| Written task |
Your task is to write out only the lines running from the line with "Clone this chart in Plotly." to the line with "import plotly.graph_objects as go", both ends kept, with no images.

· · ·

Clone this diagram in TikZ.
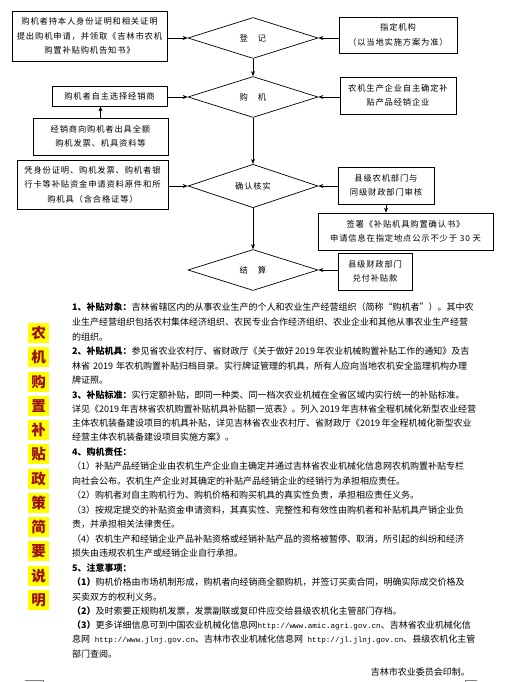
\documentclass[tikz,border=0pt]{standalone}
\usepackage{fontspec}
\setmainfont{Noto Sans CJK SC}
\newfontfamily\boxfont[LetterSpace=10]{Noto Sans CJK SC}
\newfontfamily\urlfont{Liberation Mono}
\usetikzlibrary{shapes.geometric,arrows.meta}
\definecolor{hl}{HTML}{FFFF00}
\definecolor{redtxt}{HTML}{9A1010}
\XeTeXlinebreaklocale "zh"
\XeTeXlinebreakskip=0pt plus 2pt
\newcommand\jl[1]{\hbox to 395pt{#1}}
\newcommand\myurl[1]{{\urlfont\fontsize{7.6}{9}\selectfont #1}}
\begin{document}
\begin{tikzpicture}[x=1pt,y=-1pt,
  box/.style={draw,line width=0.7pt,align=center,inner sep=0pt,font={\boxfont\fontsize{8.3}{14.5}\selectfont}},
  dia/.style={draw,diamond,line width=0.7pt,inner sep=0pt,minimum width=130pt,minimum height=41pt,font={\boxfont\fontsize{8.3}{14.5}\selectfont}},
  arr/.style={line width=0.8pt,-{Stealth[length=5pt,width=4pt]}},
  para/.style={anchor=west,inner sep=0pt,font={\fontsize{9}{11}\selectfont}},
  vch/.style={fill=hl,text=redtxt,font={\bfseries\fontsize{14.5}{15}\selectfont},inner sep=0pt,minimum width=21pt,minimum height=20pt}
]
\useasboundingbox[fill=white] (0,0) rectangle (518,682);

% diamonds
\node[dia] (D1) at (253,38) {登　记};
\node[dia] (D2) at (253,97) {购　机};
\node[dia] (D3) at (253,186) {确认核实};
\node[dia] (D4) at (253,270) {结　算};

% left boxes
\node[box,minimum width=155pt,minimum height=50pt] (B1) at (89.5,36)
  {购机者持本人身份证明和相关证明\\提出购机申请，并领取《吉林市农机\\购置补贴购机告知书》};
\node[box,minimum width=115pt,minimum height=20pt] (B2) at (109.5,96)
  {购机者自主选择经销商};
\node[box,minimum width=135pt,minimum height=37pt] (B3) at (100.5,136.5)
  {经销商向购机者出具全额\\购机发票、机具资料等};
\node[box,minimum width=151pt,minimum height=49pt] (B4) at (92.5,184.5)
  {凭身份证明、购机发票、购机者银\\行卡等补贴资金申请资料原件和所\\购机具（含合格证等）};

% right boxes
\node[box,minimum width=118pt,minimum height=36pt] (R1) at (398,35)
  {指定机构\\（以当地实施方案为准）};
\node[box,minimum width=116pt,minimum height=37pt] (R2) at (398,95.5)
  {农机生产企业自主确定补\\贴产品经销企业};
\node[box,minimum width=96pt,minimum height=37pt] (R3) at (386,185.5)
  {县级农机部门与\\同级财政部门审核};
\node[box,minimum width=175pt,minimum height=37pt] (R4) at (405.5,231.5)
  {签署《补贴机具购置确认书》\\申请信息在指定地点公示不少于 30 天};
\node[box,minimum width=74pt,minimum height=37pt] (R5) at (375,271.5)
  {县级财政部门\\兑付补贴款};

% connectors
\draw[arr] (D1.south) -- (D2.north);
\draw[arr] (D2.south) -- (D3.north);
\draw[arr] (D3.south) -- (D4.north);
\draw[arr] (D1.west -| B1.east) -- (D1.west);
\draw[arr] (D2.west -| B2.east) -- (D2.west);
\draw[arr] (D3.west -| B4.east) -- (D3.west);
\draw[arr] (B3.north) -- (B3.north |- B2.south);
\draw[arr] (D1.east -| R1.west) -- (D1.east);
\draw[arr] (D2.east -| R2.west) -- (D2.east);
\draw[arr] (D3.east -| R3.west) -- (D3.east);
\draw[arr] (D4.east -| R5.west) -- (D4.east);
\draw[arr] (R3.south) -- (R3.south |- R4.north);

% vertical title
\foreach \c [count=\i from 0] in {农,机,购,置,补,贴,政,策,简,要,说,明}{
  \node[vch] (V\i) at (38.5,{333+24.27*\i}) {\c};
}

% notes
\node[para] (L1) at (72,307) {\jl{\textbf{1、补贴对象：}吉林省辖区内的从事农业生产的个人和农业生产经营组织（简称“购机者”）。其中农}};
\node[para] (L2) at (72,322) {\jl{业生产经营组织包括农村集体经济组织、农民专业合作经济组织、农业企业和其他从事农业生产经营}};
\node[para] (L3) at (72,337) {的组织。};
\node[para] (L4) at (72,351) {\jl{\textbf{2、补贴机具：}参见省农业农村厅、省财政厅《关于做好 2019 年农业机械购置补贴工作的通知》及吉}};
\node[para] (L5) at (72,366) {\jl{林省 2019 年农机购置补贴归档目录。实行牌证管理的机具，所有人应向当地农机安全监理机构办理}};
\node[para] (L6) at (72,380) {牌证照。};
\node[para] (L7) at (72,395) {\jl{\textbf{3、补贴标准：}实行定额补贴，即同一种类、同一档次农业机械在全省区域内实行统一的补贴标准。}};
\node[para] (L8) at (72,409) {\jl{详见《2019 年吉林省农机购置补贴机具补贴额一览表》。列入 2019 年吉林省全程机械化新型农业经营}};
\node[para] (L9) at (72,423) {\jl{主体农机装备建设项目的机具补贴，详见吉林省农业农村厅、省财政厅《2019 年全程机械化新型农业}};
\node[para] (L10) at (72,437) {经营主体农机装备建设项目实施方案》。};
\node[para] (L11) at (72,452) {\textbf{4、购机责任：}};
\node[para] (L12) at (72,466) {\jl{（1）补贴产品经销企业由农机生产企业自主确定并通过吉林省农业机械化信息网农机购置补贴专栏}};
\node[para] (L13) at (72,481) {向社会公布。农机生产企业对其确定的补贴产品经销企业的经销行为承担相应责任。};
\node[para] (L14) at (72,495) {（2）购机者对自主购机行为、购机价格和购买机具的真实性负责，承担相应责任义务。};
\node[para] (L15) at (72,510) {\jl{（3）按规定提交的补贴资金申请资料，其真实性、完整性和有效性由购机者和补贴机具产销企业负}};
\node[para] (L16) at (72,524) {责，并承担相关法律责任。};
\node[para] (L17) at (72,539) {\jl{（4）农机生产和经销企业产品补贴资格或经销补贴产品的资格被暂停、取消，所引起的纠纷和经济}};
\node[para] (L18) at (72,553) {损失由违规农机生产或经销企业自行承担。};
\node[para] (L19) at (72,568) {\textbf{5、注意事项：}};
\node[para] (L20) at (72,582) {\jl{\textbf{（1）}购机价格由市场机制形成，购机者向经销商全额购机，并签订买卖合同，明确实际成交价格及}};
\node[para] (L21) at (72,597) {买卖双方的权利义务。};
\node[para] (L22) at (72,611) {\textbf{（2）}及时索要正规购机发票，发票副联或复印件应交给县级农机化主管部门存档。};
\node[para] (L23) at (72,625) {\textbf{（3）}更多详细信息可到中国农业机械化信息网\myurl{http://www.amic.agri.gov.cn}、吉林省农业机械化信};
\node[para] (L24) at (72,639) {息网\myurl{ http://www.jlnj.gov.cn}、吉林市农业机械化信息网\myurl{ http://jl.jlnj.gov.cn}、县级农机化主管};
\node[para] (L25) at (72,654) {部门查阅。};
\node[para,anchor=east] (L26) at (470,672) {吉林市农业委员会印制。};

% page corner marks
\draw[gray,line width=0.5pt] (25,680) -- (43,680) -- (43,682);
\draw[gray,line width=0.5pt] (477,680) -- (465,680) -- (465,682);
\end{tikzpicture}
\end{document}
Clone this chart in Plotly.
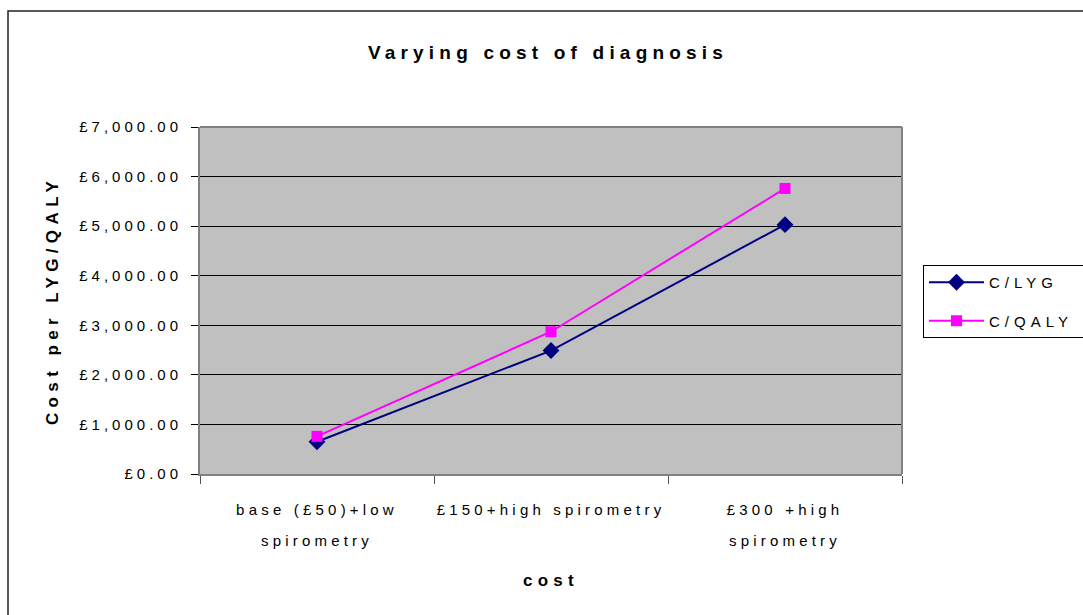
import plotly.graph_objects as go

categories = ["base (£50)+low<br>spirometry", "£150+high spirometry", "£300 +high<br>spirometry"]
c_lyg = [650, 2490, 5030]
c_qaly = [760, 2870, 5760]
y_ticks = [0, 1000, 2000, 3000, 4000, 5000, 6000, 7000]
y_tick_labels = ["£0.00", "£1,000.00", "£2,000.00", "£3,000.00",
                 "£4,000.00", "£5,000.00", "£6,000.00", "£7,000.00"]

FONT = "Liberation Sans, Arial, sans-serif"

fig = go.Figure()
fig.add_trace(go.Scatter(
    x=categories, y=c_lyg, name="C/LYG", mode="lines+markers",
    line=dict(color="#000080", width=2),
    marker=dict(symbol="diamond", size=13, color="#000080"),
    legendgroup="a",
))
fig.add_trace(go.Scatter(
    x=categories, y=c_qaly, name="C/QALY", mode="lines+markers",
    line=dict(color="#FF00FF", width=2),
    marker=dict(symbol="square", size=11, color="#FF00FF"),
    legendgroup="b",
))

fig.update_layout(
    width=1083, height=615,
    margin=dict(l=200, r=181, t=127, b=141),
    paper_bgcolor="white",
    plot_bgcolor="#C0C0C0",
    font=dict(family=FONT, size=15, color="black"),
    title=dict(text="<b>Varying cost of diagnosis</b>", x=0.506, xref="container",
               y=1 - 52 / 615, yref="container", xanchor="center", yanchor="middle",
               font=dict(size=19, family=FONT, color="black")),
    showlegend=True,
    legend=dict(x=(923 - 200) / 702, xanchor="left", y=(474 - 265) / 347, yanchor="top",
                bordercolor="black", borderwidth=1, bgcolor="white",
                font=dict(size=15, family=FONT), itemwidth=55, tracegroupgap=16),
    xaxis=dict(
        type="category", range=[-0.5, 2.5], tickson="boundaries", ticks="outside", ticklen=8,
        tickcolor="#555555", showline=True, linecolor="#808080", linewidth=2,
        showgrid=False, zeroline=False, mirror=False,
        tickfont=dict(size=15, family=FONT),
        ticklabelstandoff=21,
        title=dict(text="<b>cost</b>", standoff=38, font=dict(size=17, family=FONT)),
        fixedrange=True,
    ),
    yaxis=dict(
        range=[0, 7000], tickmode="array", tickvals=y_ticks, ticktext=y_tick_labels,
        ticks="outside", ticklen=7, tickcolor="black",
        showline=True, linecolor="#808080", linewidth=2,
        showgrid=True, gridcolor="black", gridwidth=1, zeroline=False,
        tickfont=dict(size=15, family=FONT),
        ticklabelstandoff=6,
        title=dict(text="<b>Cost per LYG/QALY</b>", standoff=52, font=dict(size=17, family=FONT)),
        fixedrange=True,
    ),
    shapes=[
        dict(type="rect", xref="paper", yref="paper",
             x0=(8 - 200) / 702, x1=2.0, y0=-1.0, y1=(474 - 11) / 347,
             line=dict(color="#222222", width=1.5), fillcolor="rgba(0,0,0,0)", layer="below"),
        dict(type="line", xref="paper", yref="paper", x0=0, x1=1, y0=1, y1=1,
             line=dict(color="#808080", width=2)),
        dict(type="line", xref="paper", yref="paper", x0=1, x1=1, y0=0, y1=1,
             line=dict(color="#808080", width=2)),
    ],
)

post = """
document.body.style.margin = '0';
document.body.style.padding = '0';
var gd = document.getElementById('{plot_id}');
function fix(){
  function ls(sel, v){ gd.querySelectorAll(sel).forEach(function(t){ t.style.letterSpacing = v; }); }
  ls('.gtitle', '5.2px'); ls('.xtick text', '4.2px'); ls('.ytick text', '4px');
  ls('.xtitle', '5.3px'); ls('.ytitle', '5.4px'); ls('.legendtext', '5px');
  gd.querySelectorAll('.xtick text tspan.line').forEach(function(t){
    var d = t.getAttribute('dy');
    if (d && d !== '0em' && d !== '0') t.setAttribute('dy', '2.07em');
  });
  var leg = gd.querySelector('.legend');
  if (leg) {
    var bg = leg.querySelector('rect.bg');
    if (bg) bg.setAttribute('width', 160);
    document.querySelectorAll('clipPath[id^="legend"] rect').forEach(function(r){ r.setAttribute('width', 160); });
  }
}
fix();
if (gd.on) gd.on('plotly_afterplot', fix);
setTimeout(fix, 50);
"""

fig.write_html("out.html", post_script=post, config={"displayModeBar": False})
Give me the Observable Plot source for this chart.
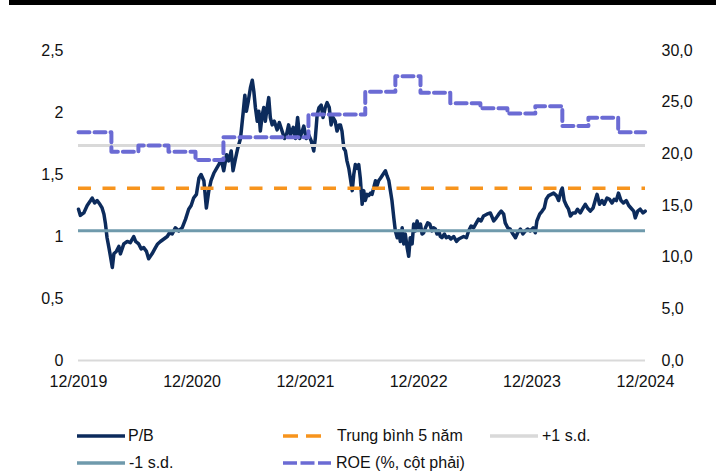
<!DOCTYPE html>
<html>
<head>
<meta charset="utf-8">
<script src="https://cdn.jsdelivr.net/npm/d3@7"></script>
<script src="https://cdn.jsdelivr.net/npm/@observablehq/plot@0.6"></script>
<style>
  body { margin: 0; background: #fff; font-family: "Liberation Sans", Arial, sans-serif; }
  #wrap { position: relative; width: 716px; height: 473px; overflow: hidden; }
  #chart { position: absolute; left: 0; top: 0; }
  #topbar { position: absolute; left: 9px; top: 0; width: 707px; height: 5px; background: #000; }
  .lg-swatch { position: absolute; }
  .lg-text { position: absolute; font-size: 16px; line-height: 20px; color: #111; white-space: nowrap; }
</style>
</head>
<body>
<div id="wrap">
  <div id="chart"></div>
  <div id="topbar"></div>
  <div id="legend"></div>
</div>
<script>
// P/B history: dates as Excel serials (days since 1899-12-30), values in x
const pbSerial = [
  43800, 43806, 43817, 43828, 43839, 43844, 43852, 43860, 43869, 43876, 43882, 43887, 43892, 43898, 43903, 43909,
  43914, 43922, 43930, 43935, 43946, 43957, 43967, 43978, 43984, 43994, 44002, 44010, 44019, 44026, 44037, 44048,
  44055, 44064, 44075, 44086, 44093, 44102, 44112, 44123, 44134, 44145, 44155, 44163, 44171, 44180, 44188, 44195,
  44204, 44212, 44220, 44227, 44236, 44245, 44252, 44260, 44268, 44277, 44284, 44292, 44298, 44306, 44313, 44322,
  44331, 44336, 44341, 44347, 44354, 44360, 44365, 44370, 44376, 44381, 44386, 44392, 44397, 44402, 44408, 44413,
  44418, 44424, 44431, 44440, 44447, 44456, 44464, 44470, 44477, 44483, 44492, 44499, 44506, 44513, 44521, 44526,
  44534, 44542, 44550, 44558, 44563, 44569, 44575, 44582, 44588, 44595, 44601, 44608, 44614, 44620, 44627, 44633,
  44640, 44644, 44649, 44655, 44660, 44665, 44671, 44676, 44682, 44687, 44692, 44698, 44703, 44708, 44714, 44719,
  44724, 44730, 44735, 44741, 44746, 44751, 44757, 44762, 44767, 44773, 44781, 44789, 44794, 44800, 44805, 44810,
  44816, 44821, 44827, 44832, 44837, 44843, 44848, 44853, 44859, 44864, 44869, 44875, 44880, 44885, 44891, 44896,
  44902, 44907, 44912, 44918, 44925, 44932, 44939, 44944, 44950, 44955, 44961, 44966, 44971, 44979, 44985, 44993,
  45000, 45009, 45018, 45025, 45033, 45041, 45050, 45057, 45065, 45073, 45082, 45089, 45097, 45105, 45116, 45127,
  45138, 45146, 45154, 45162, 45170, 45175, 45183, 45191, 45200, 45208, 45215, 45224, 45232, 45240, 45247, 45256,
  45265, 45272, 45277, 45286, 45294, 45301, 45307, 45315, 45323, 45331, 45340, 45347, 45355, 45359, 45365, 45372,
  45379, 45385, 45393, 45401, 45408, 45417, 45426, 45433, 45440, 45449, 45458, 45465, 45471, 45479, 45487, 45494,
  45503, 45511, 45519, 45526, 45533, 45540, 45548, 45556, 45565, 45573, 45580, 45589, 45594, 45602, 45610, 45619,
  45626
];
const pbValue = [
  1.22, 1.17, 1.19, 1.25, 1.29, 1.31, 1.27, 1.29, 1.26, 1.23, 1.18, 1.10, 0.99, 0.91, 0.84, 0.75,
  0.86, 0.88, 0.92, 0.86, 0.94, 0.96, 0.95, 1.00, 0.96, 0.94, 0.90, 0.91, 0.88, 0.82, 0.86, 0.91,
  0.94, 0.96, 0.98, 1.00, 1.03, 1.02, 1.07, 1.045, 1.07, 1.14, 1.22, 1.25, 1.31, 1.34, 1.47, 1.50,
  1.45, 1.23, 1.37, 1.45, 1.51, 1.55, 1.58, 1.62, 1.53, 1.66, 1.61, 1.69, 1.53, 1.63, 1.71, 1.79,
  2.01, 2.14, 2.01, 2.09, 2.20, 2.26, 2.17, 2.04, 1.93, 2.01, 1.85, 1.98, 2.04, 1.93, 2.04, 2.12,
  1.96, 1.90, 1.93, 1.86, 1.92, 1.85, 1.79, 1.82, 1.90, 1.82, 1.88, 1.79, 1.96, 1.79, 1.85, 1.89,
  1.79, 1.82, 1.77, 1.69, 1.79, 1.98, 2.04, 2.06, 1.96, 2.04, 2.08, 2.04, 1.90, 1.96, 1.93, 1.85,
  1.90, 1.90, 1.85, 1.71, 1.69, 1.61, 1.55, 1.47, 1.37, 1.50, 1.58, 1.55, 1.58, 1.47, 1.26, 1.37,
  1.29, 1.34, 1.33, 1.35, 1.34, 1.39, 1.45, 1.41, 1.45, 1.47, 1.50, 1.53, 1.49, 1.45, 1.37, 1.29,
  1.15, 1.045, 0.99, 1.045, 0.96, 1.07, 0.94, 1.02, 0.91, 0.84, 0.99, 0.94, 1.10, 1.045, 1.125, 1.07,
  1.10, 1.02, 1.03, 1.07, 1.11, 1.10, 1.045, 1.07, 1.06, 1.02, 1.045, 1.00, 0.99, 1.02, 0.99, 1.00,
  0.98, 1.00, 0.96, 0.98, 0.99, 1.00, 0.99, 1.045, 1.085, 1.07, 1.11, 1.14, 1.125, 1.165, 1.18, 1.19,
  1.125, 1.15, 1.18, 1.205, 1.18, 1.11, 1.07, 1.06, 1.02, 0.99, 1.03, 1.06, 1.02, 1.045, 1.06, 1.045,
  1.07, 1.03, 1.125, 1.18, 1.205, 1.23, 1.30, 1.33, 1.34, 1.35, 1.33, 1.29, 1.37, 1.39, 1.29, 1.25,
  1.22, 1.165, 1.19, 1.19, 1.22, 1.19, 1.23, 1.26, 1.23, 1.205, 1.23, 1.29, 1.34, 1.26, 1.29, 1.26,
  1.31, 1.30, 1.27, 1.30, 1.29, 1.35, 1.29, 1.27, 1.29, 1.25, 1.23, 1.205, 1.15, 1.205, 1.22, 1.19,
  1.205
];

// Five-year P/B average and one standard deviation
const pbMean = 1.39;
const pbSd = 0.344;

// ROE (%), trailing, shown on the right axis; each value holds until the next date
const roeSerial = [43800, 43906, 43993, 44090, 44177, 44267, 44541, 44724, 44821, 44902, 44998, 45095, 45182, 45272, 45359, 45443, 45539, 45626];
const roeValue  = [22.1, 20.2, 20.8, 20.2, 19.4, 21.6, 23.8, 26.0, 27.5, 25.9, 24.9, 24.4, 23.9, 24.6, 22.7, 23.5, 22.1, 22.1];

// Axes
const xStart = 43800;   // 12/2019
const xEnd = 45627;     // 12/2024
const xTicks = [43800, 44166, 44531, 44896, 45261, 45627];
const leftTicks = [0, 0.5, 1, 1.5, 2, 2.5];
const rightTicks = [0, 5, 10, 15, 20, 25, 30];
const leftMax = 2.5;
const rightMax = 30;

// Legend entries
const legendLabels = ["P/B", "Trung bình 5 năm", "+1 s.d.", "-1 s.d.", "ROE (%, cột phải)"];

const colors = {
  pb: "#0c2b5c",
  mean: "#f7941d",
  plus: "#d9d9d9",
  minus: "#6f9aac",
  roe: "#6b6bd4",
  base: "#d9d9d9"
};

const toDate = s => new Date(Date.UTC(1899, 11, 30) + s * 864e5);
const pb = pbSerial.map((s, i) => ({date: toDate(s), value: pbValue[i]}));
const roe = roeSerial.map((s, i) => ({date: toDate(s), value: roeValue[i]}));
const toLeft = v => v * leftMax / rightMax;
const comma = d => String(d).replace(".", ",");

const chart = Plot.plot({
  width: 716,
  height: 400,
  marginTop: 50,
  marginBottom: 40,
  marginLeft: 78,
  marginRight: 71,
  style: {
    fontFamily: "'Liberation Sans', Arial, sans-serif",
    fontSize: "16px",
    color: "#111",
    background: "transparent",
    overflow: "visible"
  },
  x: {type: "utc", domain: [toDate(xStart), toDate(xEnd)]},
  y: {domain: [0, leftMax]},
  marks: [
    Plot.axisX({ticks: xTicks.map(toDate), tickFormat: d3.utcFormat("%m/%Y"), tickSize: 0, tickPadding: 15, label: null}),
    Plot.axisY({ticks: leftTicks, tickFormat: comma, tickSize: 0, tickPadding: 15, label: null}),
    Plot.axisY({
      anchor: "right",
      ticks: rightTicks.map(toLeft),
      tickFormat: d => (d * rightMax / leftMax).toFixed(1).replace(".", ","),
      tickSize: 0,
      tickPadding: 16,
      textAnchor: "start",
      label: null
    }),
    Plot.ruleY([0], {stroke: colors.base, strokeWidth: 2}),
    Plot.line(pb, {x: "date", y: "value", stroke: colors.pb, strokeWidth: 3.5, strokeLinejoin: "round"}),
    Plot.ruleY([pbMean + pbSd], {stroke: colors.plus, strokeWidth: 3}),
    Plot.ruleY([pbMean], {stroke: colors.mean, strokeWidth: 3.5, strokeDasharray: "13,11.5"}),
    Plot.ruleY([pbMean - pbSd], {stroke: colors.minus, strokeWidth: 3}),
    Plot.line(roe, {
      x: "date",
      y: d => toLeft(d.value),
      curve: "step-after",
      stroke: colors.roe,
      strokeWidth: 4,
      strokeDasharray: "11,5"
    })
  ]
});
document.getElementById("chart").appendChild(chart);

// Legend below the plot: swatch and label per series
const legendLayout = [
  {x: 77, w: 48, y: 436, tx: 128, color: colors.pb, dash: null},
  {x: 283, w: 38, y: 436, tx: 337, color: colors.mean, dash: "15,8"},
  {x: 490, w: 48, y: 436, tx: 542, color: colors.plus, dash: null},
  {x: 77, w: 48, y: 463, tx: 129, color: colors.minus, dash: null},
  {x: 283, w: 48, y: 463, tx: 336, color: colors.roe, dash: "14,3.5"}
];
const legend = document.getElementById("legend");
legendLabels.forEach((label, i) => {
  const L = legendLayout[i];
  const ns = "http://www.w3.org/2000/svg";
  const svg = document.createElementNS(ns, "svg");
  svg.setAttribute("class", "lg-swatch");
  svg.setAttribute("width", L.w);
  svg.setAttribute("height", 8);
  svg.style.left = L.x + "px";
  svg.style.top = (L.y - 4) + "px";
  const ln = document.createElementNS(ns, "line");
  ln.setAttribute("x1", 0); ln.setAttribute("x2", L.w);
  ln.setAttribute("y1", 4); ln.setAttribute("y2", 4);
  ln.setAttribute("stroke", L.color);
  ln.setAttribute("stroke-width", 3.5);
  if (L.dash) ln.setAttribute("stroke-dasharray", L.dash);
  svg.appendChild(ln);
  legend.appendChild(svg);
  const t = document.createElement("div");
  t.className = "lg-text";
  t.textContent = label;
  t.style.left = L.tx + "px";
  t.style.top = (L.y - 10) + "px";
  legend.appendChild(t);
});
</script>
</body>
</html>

· · ·

| Written solution |
Clone this chart in Plotly.
import plotly.graph_objects as go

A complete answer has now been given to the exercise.